WHAT YOU NEED TO DO: Calculate how many lines in the following records hold the word "this", and report that number without comment.
↓↓↓
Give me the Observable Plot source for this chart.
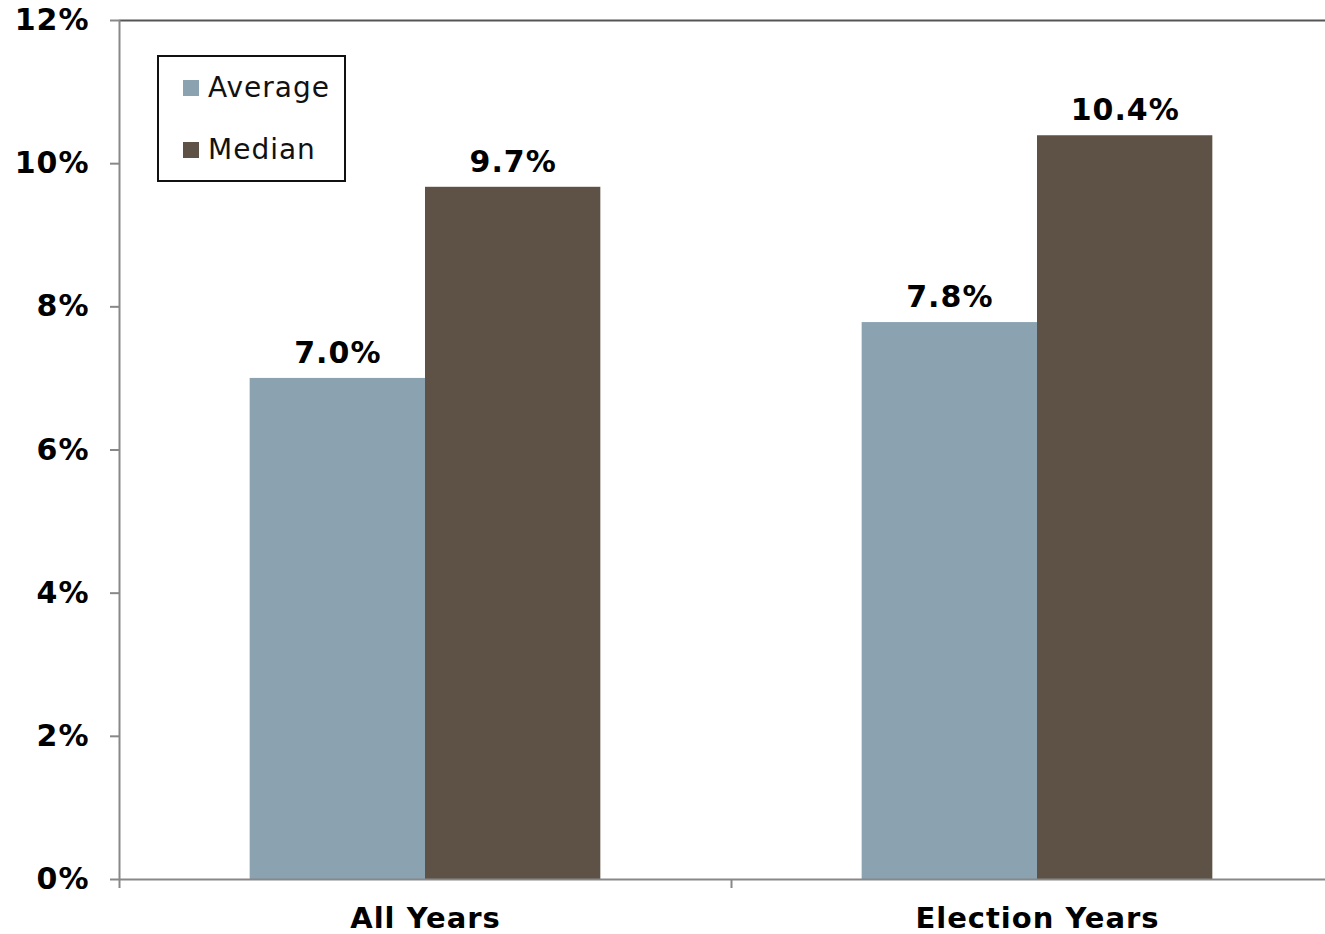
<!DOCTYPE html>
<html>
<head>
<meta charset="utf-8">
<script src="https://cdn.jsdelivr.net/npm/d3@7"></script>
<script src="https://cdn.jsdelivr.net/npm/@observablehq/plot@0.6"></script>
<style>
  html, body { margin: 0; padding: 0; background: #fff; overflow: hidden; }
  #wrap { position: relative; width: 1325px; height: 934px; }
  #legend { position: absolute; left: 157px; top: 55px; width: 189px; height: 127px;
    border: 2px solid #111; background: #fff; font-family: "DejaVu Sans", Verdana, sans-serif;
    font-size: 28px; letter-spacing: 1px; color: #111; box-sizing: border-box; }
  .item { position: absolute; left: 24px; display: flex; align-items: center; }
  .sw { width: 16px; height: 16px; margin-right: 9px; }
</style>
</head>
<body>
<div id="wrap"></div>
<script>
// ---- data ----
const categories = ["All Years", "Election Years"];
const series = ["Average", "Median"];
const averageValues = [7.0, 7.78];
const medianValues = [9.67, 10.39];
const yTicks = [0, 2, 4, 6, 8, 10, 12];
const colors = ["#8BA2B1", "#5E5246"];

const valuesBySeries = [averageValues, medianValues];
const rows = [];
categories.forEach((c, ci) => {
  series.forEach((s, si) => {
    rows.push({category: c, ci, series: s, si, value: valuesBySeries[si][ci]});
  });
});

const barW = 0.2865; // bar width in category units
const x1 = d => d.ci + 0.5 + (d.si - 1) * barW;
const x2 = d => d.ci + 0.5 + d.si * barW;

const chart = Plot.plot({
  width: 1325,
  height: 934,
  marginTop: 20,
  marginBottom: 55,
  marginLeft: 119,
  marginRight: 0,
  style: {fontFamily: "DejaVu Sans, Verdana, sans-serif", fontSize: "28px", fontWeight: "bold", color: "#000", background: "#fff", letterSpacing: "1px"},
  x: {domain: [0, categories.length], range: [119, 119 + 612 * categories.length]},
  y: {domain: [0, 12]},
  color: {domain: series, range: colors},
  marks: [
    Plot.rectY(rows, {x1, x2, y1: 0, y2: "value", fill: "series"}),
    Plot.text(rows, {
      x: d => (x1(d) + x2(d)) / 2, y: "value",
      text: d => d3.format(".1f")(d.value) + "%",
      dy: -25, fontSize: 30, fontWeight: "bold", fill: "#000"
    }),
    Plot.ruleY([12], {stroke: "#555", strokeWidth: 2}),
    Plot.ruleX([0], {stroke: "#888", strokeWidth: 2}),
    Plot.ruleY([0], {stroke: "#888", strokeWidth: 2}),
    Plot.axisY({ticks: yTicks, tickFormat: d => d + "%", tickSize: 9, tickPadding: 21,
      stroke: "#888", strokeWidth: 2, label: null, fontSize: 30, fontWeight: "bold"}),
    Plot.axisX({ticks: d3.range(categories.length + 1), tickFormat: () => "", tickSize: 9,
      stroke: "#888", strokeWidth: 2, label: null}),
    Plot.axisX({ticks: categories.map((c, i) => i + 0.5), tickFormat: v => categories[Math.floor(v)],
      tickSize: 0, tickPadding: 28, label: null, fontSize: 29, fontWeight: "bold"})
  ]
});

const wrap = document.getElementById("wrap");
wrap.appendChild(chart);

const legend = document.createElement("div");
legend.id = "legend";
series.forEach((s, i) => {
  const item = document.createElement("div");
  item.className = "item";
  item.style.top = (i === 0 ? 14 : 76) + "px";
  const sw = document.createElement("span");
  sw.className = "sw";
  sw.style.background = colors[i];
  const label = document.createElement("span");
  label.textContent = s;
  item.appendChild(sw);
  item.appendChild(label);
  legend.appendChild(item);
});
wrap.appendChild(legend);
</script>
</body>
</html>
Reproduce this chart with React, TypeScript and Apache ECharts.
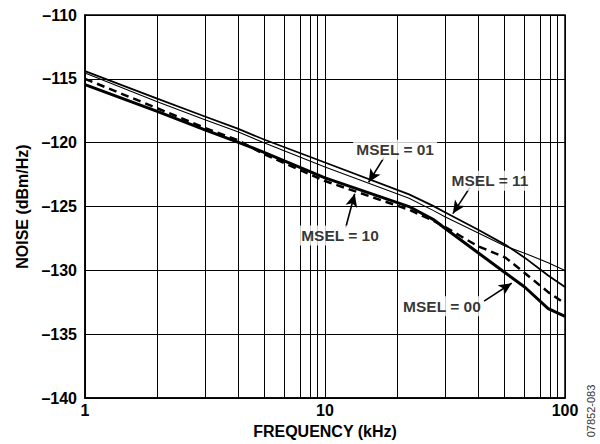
↑↑↑
IN RESPONSE: 2